State Violence, Forced Child Removals and DIC 4f - Suicide, sexual abuse and racism


Slow Violence: the relationship between suicide and gendered and racial violence

[imagecaption] Ground Zero INAC Toronto, 2017. Photo: Michelle Bui. [/imagecaption]


Dr Hannah McGlade has written on how the suicide of Indigenous girls have in some cases been linked to experiences of family violence and sexual abuse. Between January-March 2019 there were 35 suicides of Indigenous people several of whom were young women and girls. Racism is also frequently named as a factor in why young Indigenous people suicide. As several commentators, including Dr Tracy Westerman, have highlighted, the lack of media and public concern in relation to these deaths reinforces the feeling that the broader community does not value the lives of Indigenous children.

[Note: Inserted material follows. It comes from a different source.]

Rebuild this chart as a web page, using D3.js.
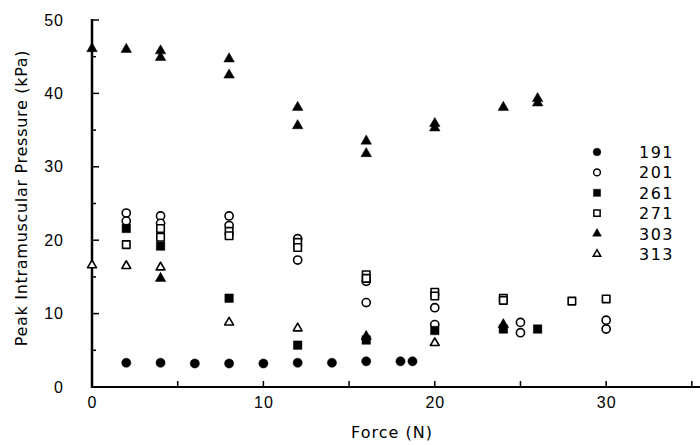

As Suvendrini Perera writes, in the recent inquest findings into the deaths of 13 children and young persons who died in the Kimberley region of Western Australia (3 of whom were girls) what unfolds are stories of lives lived in the shadow of state institutions – government bureaucracies, medical services, housing authorities, child protection services, schools – and their systematic failures. This chain of ‘missed opportunities’, everyday omissions, and actions incrementally ‘forgotten’ or neglected in the press of other demands adds up to something much more. It represents nothing less than the systematic imposition of a form of slow violence whose lethal consequences continue to unfold over time.

This slow violence is also experienced by First Nations youth in Canada whose suicide rates parallel those of Aboriginal and Torres Strait Islander young people in Australia.